16-02-16 El lugar en el que se queman los barcos

El lugar en el que se queman los barcos. 
El punto de la historia en el que das un paso adelante y cerrás la puerta porque ya no te interesa vivir en el umbral. El instante en el que decidís extirpar la parte podrida y darte permiso para ser algo nuevo.
El fin de la noche.
La reinvención de la felicidad, con otros materiales, con otras voces, con otros códigos.
El momento en el que decidís dejar de traducir tus propias palabras. El momento en el que agarrás esas palabras y las ponés arriba de la mesa, como si fueran un florero o un cenicero; pero las ponés ahí pensando en dejarlas para que las agarre quien las merezca. La decisión de que ya no vas a buscarle amantes a tus palabras. Que se queden ahí, que se digan solas, que agiten partículas y sean algo más que una perturbación de la atmósfera o la transmisión de una serie de vibraciones en un medio elástico.

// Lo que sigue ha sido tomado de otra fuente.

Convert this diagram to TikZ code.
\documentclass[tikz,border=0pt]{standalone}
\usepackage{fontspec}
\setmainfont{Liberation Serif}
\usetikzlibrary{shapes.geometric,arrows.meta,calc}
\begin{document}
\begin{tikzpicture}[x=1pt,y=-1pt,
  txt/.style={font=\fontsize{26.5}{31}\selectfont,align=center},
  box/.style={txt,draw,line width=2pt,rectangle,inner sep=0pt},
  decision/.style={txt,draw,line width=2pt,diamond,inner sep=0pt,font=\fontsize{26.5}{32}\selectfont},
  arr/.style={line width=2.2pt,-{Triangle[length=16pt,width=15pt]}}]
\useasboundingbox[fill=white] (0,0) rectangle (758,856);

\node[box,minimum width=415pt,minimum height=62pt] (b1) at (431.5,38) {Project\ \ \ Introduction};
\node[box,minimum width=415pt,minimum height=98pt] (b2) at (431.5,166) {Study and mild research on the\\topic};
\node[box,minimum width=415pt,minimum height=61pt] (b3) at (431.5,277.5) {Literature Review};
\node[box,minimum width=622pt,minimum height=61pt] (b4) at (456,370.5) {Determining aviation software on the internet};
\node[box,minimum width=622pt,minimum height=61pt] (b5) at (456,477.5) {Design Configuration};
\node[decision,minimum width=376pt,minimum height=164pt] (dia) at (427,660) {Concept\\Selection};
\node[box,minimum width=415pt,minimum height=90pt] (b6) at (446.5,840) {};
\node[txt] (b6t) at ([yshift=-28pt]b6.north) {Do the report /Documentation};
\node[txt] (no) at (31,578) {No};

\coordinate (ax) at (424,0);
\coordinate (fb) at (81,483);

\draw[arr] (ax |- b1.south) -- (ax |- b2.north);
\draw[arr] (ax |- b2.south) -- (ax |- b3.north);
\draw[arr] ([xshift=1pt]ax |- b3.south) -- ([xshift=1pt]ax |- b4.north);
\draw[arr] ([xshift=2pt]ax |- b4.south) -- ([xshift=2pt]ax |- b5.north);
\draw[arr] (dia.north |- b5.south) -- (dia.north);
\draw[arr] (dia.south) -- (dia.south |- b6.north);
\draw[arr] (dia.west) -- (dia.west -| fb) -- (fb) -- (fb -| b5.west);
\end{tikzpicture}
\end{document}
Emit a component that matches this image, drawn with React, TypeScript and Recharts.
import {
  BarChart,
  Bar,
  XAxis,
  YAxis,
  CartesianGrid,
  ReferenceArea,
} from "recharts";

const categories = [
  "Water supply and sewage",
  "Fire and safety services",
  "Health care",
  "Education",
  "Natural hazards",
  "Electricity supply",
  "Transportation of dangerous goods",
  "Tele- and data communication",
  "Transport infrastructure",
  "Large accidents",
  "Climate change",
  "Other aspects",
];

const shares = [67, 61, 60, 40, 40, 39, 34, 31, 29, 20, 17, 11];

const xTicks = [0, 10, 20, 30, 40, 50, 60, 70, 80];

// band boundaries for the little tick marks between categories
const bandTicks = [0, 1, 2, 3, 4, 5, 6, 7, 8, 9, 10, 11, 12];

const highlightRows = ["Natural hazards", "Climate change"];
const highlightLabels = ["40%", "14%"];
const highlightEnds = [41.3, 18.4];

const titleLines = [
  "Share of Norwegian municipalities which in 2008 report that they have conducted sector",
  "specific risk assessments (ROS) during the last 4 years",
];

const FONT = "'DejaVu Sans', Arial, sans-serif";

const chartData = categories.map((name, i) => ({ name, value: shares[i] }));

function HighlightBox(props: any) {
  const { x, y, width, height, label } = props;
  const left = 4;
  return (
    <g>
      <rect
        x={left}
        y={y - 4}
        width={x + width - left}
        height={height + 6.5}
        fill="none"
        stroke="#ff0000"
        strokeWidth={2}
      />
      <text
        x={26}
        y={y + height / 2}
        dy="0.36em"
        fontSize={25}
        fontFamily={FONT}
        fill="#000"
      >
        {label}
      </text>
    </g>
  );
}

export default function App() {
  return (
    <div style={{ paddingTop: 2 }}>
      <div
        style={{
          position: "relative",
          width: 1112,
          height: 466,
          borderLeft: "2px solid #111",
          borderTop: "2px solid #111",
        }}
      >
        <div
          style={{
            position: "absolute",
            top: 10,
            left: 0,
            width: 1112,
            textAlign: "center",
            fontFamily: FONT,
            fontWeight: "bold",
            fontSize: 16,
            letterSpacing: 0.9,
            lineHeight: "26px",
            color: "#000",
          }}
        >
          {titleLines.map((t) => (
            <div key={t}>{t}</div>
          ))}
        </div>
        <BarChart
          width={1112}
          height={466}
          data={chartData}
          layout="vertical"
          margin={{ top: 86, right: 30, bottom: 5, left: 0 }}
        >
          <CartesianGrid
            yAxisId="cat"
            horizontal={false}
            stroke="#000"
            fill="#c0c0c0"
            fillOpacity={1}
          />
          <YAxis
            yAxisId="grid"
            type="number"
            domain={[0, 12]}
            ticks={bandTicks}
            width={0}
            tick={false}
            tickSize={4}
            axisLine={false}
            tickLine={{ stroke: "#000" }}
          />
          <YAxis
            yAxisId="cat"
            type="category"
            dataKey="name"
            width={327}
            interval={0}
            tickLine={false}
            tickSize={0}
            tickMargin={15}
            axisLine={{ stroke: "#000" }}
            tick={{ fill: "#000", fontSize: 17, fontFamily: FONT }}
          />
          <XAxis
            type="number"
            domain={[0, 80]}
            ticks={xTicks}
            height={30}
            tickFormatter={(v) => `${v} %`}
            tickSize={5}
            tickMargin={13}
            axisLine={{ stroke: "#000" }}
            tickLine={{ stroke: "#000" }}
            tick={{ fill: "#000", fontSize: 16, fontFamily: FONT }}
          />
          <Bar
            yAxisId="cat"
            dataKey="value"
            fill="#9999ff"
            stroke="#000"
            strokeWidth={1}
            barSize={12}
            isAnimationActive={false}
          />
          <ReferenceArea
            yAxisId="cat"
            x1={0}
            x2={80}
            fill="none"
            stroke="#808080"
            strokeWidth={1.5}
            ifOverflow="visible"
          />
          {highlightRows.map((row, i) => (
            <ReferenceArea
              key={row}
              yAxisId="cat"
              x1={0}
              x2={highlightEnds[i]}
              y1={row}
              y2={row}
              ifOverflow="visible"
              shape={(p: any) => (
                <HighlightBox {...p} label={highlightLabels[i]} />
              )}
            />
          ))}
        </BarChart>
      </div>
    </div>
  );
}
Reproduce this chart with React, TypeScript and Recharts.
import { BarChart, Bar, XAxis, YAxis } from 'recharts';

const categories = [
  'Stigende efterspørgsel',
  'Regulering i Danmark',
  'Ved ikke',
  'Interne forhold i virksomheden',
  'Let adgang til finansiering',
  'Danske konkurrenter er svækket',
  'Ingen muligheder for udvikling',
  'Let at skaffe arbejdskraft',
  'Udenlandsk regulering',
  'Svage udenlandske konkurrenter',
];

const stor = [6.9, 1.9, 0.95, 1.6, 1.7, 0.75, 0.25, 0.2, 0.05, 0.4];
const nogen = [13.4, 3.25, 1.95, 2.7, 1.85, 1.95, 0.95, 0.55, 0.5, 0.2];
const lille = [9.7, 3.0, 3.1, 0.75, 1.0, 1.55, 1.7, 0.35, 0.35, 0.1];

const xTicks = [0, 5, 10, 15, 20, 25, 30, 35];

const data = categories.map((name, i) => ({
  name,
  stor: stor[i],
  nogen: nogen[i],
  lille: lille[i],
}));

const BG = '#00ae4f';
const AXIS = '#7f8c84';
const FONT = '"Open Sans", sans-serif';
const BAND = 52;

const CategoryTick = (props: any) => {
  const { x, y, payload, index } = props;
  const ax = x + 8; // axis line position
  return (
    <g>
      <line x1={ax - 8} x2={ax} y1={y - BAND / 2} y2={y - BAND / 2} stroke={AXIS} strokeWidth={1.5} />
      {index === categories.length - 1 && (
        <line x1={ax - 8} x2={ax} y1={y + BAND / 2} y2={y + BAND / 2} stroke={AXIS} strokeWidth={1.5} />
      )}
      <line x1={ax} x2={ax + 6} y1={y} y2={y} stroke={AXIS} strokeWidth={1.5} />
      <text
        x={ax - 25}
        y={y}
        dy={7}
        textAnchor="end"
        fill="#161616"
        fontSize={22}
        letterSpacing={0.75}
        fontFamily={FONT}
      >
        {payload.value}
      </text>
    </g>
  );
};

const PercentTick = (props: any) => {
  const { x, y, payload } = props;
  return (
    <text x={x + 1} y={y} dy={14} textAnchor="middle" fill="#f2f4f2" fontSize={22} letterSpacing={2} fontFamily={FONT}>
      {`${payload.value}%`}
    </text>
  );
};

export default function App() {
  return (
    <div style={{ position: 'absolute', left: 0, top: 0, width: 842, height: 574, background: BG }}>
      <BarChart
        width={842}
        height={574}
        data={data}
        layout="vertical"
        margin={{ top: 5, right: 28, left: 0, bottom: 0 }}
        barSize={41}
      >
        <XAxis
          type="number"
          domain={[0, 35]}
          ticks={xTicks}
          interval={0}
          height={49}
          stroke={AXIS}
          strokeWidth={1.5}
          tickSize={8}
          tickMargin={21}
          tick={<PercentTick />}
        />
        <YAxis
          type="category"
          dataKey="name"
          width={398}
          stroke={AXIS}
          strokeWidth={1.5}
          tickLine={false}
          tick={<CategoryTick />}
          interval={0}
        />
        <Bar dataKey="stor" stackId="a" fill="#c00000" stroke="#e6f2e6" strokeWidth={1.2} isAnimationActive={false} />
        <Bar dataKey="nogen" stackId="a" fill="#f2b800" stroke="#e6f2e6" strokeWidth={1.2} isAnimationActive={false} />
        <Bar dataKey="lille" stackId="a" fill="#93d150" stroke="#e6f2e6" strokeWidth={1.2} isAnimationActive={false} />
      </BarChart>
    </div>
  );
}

La hora en la que te das permiso para reír sin motivo y para revelarte ante el miedo.
El momento en el que decidís que la estupidez no es una alternativa y que la inteligencia no tiene todas las respuestas. 

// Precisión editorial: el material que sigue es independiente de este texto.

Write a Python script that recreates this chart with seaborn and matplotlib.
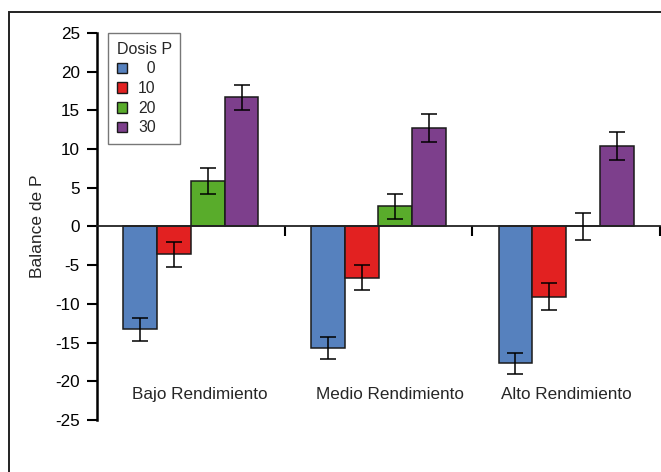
import matplotlib
matplotlib.use("Agg")
import matplotlib.pyplot as plt
import seaborn as sns
import pandas as pd
from matplotlib.patches import Rectangle

groups = ["Bajo Rendimiento", "Medio Rendimiento", "Alto Rendimiento"]
doses = ["0", "10", "20", "30"]
dose_labels = ["  0", "10", "20", "30"]
vals_0 = [-13.3, -15.7, -17.7]
vals_10 = [-3.6, -6.6, -9.1]
vals_20 = [5.85, 2.6, 0.0]
vals_30 = [16.7, 12.7, 10.4]
err_0 = [1.45, 1.4, 1.4]
err_10 = [1.6, 1.6, 1.75]
err_20 = [1.65, 1.65, 1.8]
err_30 = [1.6, 1.8, 1.8]
colors = ["#5681BE", "#E22121", "#59AC2B", "#7D3F8C"]
yticks = list(range(-25, 30, 5))

values = [vals_0, vals_10, vals_20, vals_30]
errors = [err_0, err_10, err_20, err_30]
rows = []
for d, vs in zip(doses, values):
    for g, v in zip(groups, vs):
        rows.append({"group": g, "dose": d, "value": v})
df = pd.DataFrame(rows)

sns.set_style("white")
plt.rcParams["font.family"] = ["Liberation Sans", "DejaVu Sans"]
plt.rcParams["axes.unicode_minus"] = False

fig = plt.figure(figsize=(6.61, 4.72), dpi=100)
ax = fig.add_axes([97 / 661, 1 - 420 / 472, (660 - 97) / 661, (420 - 33) / 472])

sns.barplot(data=df, x="group", y="value", hue="dose", order=groups, hue_order=doses,
            palette=colors, width=0.72, gap=0, edgecolor="#1a1a1a", linewidth=1.1,
            errorbar=None, saturation=1, ax=ax)

for cont, errs, vs in zip(ax.containers, errors, values):
    xs = [p.get_x() + p.get_width() / 2 for p in cont.patches]
    ax.errorbar(xs, vs, yerr=errs, fmt="none", ecolor="black", elinewidth=1.1,
                capsize=5.5, capthick=1.1, zorder=5)

ax.set_ylim(-25, 25)
ax.set_xlim(-0.5, 2.5)
ax.set_yticks(yticks)
ax.set_yticklabels([str(t) for t in yticks], fontsize=12.3)
ax.set_xticks([0.5, 1.5, 2.5])
ax.set_xticklabels([])
ax.tick_params(axis="y", direction="out", length=7, width=1.5, left=True, pad=5.5, colors="black")
ax.tick_params(axis="x", direction="out", length=7, width=1.5, bottom=True, colors="black")
ax.spines["top"].set_visible(False)
ax.spines["right"].set_visible(False)
ax.spines["left"].set_linewidth(1.8)
ax.spines["left"].set_color("black")
ax.spines["bottom"].set_position(("data", 0))
ax.spines["bottom"].set_linewidth(1.3)
ax.spines["bottom"].set_color("#222222")
ax.set_xlabel("")
ax.set_ylabel("Balance de P", fontsize=12.5)
ax.yaxis.set_label_coords(-0.092, 0.5)

label_x = [0.045, 1.06, 2.0]
for lx, g in zip(label_x, groups):
    ax.text(lx, -22.3, g, ha="center", va="baseline", fontsize=12.3)

leg = ax.legend(title="Dosis P", labels=dose_labels, loc="upper left",
                bbox_to_anchor=((108 - 97) / 563, 1.0), fontsize=11.3, title_fontsize=11.5,
                frameon=True, fancybox=False, handlelength=0.66, handleheight=0.66,
                handletextpad=0.7, labelspacing=0.3, borderpad=0.55, borderaxespad=0,
                alignment="left")
leg.get_frame().set_edgecolor("#555555")
leg.get_frame().set_linewidth(1.0)
for h in leg.legend_handles:
    h.set_edgecolor("#1a1a1a")
    h.set_linewidth(1.0)

fig.patches.append(Rectangle((9 / 661, -0.05), 1.2, 1 - 11.5 / 472 + 0.05,
                             transform=fig.transFigure, fill=False,
                             edgecolor="#222222", linewidth=1.4))

fig.savefig("out.png", dpi=100)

El momento en el que simplemente reconocés y aceptás que estás buscando que te amen, pero no a cualquier precio.
La solitaria inmensidad a la que te encaminás sin miedo, sin preguntas, sin dudas, sin qué será, sin quién estará, sin qué voy hacer. 
El destino de una pluma arrastrada por el viento hasta los dedos del hombre que cuenta su historia sentado en un banco del parque. 
El instante en el que quemás los barcos: Sentado en la playa los ves consumirse; fuego en el agua. Sus esqueletos oscuros se van entregando de a poco. Gigantes chamuscados que se resignan a zambullirse por última vez y perderse en las profundidades, ahí donde nadie más izará sus velas, donde nadie más hará girar con esfuerzo sus cabrestantes, donde babor y estribor serán la misma cosa mientras el agua salada va consumiendo la aguja imantada de la brújula y la carne de los tripulantes.
El después de una noche de tormenta.
La decisión de dejar de contar los muertos. El momento en el que ya no importa la cantidad de veces que metiste la bola blanca en el primer tiro. 
El día en el que le das una oportunidad al plan de Dios, al mapa viejo que desde el principio traías con vos y sigue en el bolsillo de atrás de tu pantalón, dobladísimo al extremo, y todo gastado de tanto no usarse.
El momento en el que decidís ir de nuevo.
Cerrar el libro para que empiece la historia.